Though the number of calls has increased, Dr. Wismer explains that the states with legalized recreational use of the drug do not account for the most calls.
“While these states have moved up on the list, California—which legalized only medical marijuana use—has led the number of calls for many years, with New York coming in second.”
(Illinois tied for fourteenth place, logging 12 calls for marijuana exposure in 2014. For those who are curious, the most common causes of toxicoses reported to the poison control center in 2014, regarding Illinois pets, were rodenticides, ant baits, and chocolate.)
Dogs and cats that ingest marijuana can experience a variety of signs. “Most animals become sedate and mentally altered, lose coordination, and dribble urine. However, about 25 percent of animals become agitated instead,” explains Dr. Wismer. In rare instances, pet ingestion of marijuana has led to death.
The effects seen from ingesting marijuana are attributed to its psychoactive component, called Tetrahydrocannabinol, or THC.

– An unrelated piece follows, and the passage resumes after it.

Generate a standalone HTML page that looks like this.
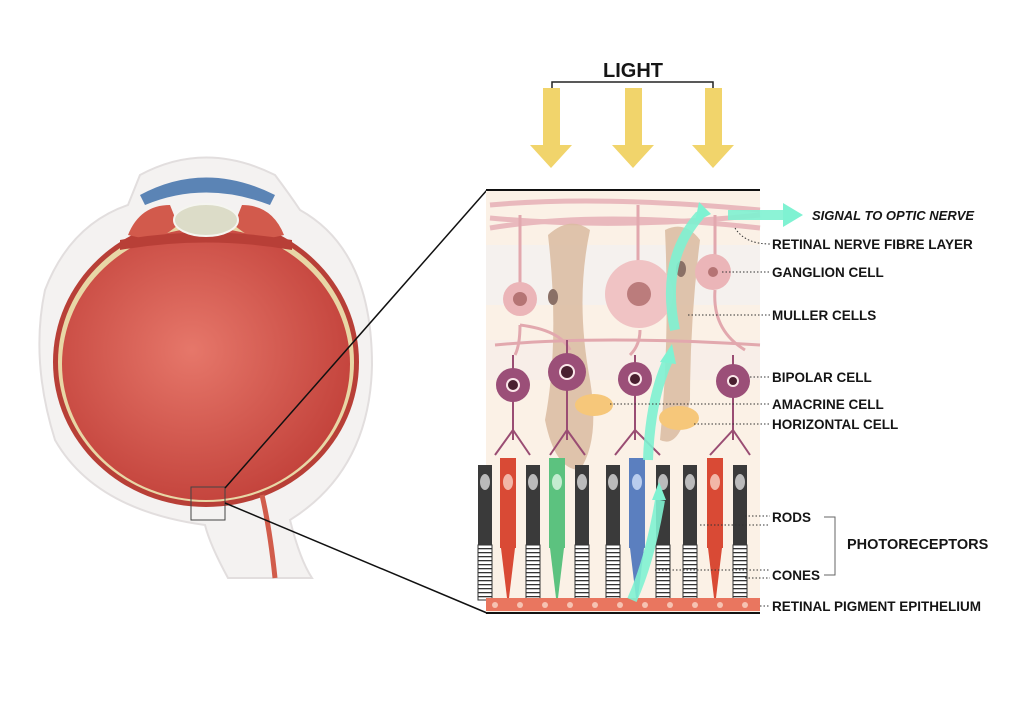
<!DOCTYPE html>
<html><head><meta charset="utf-8"><style>
html,body{margin:0;padding:0;background:#fff;width:1024px;height:724px;overflow:hidden}
svg{display:block}
text{font-family:"Liberation Sans",sans-serif;font-weight:bold;fill:#151515}
</style></head><body>
<svg width="1024" height="724" viewBox="0 0 1024 724">
<defs>
<radialGradient id="rg" cx="0.45" cy="0.45" r="0.6"><stop offset="0" stop-color="#e6776a"/><stop offset="1" stop-color="#c2413a"/></radialGradient>
<pattern id="st" width="10" height="4" patternUnits="userSpaceOnUse"><rect width="10" height="4" fill="#fff"/><rect y="0" width="10" height="1.3" fill="#333"/></pattern>
</defs>
<!-- eye outer -->
<path d="M140,175 Q205,140 275,175 Q290,195 300,210 Q372,250 372,365 Q370,470 290,520 Q300,560 312,578 L228,578 Q210,545 205,525 Q95,510 55,440 Q30,360 45,290 Q70,225 128,205 Z" fill="#f4f2f1" stroke="#e2dede" stroke-width="2"/>
<ellipse cx="206" cy="362" rx="153" ry="145" fill="#b83f37"/>
<ellipse cx="206" cy="362" rx="148" ry="140" fill="#e8d7a6"/>
<ellipse cx="206" cy="364" rx="144" ry="136" fill="url(#rg)"/>
<!-- front -->
<path d="M140,195 Q205,160 275,195 L270,205 Q205,180 145,205 Z" fill="#5b84b5"/>
<path d="M128,235 Q140,205 170,205 L178,225 Q160,240 150,240 Z" fill="#d25a4c"/>
<path d="M284,235 Q272,205 242,205 L234,225 Q252,240 262,240 Z" fill="#d25a4c"/>
<path d="M120,240 Q206,225 292,240 L292,250 Q206,235 120,250Z" fill="#b83f37"/>
<ellipse cx="206" cy="220" rx="32" ry="16" fill="#dcdcc8" stroke="#f5f5f0" stroke-width="2"/>
<path d="M262,495 Q270,530 275,578" stroke="#d15c4b" stroke-width="5" fill="none"/>
<rect x="191" y="487" width="34" height="33" fill="none" stroke="#444" stroke-width="1"/>
<line x1="225" y1="488" x2="487" y2="190" stroke="#111" stroke-width="1.5"/>
<line x1="225" y1="503" x2="487" y2="613" stroke="#111" stroke-width="1.5"/>
<!-- light -->
<text x="633" y="77" font-size="20" text-anchor="middle">LIGHT</text>
<path d="M552,88 V82 H713 V88" stroke="#222" stroke-width="1.5" fill="none"/>
<g fill="#f1d46b">
<path d="M543,88 h17 v57 h12 l-21,23 l-21,-23 h13z"/>
<path d="M625,88 h17 v57 h12 l-21,23 l-21,-23 h13z"/>
<path d="M705,88 h17 v57 h12 l-21,23 l-21,-23 h13z"/>
</g>
<!-- panel -->
<rect x="486" y="191" width="274" height="421" fill="#fbf1e6"/>
<rect x="486" y="245" width="274" height="60" fill="#f5f1ee"/>
<rect x="486" y="340" width="274" height="40" fill="#f8eee8"/>
<line x1="486" y1="190" x2="760" y2="190" stroke="#111" stroke-width="2"/>
<line x1="486" y1="613" x2="760" y2="613" stroke="#111" stroke-width="2"/>
<!-- nerve fibres -->
<g stroke="#e9b9bd" stroke-width="5" fill="none">
<path d="M490,205 Q600,195 760,210"/><path d="M490,218 Q620,230 760,215"/><path d="M490,228 Q600,210 760,228"/>
</g>
<!-- muller -->
<g fill="#d9bba0" opacity="0.85">
<path d="M548,235 Q570,215 590,230 Q575,300 590,380 Q600,440 580,470 Q555,470 545,420 Q560,340 548,235Z"/>
<path d="M665,230 Q685,220 700,240 Q690,320 690,400 Q680,450 660,440 Q670,340 665,230Z"/>
</g>
<ellipse cx="553" cy="297" rx="5" ry="8" fill="#8a7066"/>
<ellipse cx="681" cy="269" rx="5" ry="8" fill="#8a7066"/>
<!-- ganglion -->
<g stroke="#e2a8ae" stroke-width="3" fill="none">
<path d="M520,300 V215"/><path d="M638,280 V205"/><path d="M715,270 V215"/>
<path d="M520,325 Q520,345 515,355 M520,325 Q560,330 570,350 M640,330 Q640,345 630,355 M715,290 Q712,330 745,350"/>
<path d="M495,345 Q600,335 760,345"/>
</g>
<circle cx="520" cy="299" r="17" fill="#ebb5b8"/><circle cx="520" cy="299" r="7" fill="#b57474"/>
<circle cx="639" cy="294" r="34" fill="#f0c3c4"/><circle cx="639" cy="294" r="12" fill="#bb7c7c"/>
<circle cx="713" cy="272" r="18" fill="#ebb5b8"/><circle cx="713" cy="272" r="5" fill="#b57474"/>
<!-- bipolar -->
<g stroke="#9a4d73" stroke-width="2" fill="none">
<path d="M513,355 V440 M567,340 V440 M635,355 V440 M733,355 V440"/>
<path d="M513,430 L495,455 M513,430 L530,455 M567,430 L550,455 M567,430 L585,455 M635,430 L615,455 M635,430 L660,455 M733,430 L710,455 M733,430 L750,455"/>
</g>
<g fill="#9b4f78">
<circle cx="513" cy="385" r="17"/><circle cx="567" cy="372" r="19"/><circle cx="635" cy="379" r="17"/><circle cx="733" cy="381" r="17"/>
</g>
<g fill="#fbe7ea"><circle cx="513" cy="385" r="7"/><circle cx="567" cy="372" r="8"/><circle cx="635" cy="379" r="7"/><circle cx="733" cy="381" r="6"/></g>
<g fill="#4a2030"><circle cx="513" cy="385" r="5"/><circle cx="567" cy="372" r="6"/><circle cx="635" cy="379" r="5"/><circle cx="733" cy="381" r="4"/></g>
<ellipse cx="594" cy="405" rx="19" ry="11" fill="#f6c77a"/>
<ellipse cx="679" cy="418" rx="20" ry="12" fill="#f6c77a"/>
<!-- photoreceptors -->
<g>
<g transform="translate(485,0)"><rect x="-7" y="465" width="14" height="80" fill="#3a3a3a"/><ellipse cx="0" cy="482" rx="5" ry="8" fill="#bbb"/><rect x="-7" y="545" width="14" height="55" fill="url(#st)" stroke="#333"/></g>
<g transform="translate(508,0)"><rect x="-8" y="458" width="16" height="90" fill="#d94a35"/><ellipse cx="0" cy="482" rx="5" ry="8" fill="#f2b7a8"/><path d="M-7,548 h14 l-6,50 h-2z" fill="#d94a35"/></g>
<g transform="translate(533,0)"><rect x="-7" y="465" width="14" height="80" fill="#3a3a3a"/><ellipse cx="0" cy="482" rx="5" ry="8" fill="#bbb"/><rect x="-7" y="545" width="14" height="55" fill="url(#st)" stroke="#333"/></g>
<g transform="translate(557,0)"><rect x="-8" y="458" width="16" height="90" fill="#5cc27f"/><ellipse cx="0" cy="482" rx="5" ry="8" fill="#c3ecd0"/><path d="M-7,548 h14 l-6,50 h-2z" fill="#5cc27f"/></g>
<g transform="translate(582,0)"><rect x="-7" y="465" width="14" height="80" fill="#3a3a3a"/><ellipse cx="0" cy="482" rx="5" ry="8" fill="#bbb"/><rect x="-7" y="545" width="14" height="55" fill="url(#st)" stroke="#333"/></g>
<g transform="translate(613,0)"><rect x="-7" y="465" width="14" height="80" fill="#3a3a3a"/><ellipse cx="0" cy="482" rx="5" ry="8" fill="#bbb"/><rect x="-7" y="545" width="14" height="55" fill="url(#st)" stroke="#333"/></g>
<g transform="translate(637,0)"><rect x="-8" y="458" width="16" height="90" fill="#5b7fbf"/><ellipse cx="0" cy="482" rx="5" ry="8" fill="#b9cdee"/><path d="M-7,548 h14 l-6,50 h-2z" fill="#5b7fbf"/></g>
<g transform="translate(663,0)"><rect x="-7" y="465" width="14" height="80" fill="#3a3a3a"/><ellipse cx="0" cy="482" rx="5" ry="8" fill="#bbb"/><rect x="-7" y="545" width="14" height="55" fill="url(#st)" stroke="#333"/></g>
<g transform="translate(690,0)"><rect x="-7" y="465" width="14" height="80" fill="#3a3a3a"/><ellipse cx="0" cy="482" rx="5" ry="8" fill="#bbb"/><rect x="-7" y="545" width="14" height="55" fill="url(#st)" stroke="#333"/></g>
<g transform="translate(715,0)"><rect x="-8" y="458" width="16" height="90" fill="#d94a35"/><ellipse cx="0" cy="482" rx="5" ry="8" fill="#f2b7a8"/><path d="M-7,548 h14 l-6,50 h-2z" fill="#d94a35"/></g>
<g transform="translate(740,0)"><rect x="-7" y="465" width="14" height="80" fill="#3a3a3a"/><ellipse cx="0" cy="482" rx="5" ry="8" fill="#bbb"/><rect x="-7" y="545" width="14" height="55" fill="url(#st)" stroke="#333"/></g>
</g>
<!-- RPE -->
<rect x="486" y="598" width="274" height="13" fill="#e9765f"/>
<g fill="#f6c3b2"><circle cx="495" cy="605" r="3"/><circle cx="520" cy="605" r="3"/><circle cx="545" cy="605" r="3"/><circle cx="570" cy="605" r="3"/><circle cx="595" cy="605" r="3"/><circle cx="620" cy="605" r="3"/><circle cx="645" cy="605" r="3"/><circle cx="670" cy="605" r="3"/><circle cx="695" cy="605" r="3"/><circle cx="720" cy="605" r="3"/><circle cx="745" cy="605" r="3"/></g>
<!-- signal arrow -->
<g fill="none" stroke="#7ff2d2" stroke-width="10" opacity="0.9">
<path d="M632,600 Q650,560 660,500"/>
<path d="M648,460 Q650,400 668,360"/>
<path d="M675,330 Q660,260 700,215"/>
<path d="M728,215 H785"/>
</g>
<g fill="#7ff2d2"><path d="M652,500 l14,0 l-7,-18z"/><path d="M660,362 l16,2 l-4,-20z"/><path d="M695,222 l16,-8 l-12,-12z"/><path d="M783,203 l20,12 l-20,12z"/></g>
<!-- labels -->
<g font-size="13.5">
<text x="812" y="220" font-style="italic" font-size="13">SIGNAL TO OPTIC NERVE</text>
<text x="772" y="249">RETINAL NERVE FIBRE LAYER</text>
<text x="772" y="277">GANGLION CELL</text>
<text x="772" y="320">MULLER CELLS</text>
<text x="772" y="382">BIPOLAR CELL</text>
<text x="772" y="409">AMACRINE CELL</text>
<text x="772" y="429">HORIZONTAL CELL</text>
<text x="772" y="522">RODS</text>
<text x="847" y="549" font-size="14.5">PHOTORECEPTORS</text>
<text x="772" y="580">CONES</text>
<text x="772" y="611">RETINAL PIGMENT EPITHELIUM</text>
</g>
<g stroke="#333" stroke-width="1" stroke-dasharray="1.5,2" fill="none">
<path d="M735,228 Q745,244 770,244"/>
<path d="M722,272 H770"/><path d="M688,315 H770"/><path d="M750,377 H770"/>
<path d="M610,404 H770"/><path d="M694,424 H770"/>
<path d="M745,516 H770 M700,525 H770"/><path d="M655,570 H770 M745,578 H770"/><path d="M760,606 H770"/>
</g>
<path d="M824,517 H835 V575 H824" stroke="#666" fill="none"/>
</svg>
</body></html>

“As strains of marijuana are developed with a higher THC content, we have had more severe toxicoses reported. There is a published paper that describes the death of two dogs in Colorado,” Dr. Wismer recounts. Luckily death is an uncommon occurrence for pets that have ingested the substance.
Dr. Wismer says pets experience more complications from ingesting marijuana than do people, but not because it is more toxic to them. Rather, animals will generally ingest a larger amount per body weight than people do.
“A pot brownie, for example, can be formulated as a multiple-dose item, and it isn’t uncommon for a dog to eat the entire pan of brownies,” says Dr. Wismer. Because the dog ingested many times more than a human might ingest, it receives a higher dose of THC and can have more significant effects.
Pot brownies not only deliver a dose of THC, but bring the concern of chocolate toxicity as well.
“With chocolate and marijuana we can see stimulatory signs and then depressive signs. Unfortunately, the treatment recommendations for those conditions are directly opposite,” Dr. Wismer says. Cases such as these become more complicated and can also be more dangerous to the animal.
Cats on the other hand may seek out marijuana as they would catnip, opening bags they find and ingesting it.
Standard treatment for marijuana is supportive care.
“With supportive care we are ensuring that the heart rate and blood pressure stay normal. Cases that are severe are treated with intralipids, which are effective at binding THC within the body, inactivating the drug particles,” explains Dr. Wismer. “There are no long-term side effects expected with marijuana toxicity.”
Dr. Wismer’s recommendation is to “treat marijuana just like a prescription medication and keep it away from pets.” Though it may become more widely legalized and readily available, it should be responsibly kept away from pets.
If your pet has ingested a toxic substance, bring the animal to your local veterinarian immediately.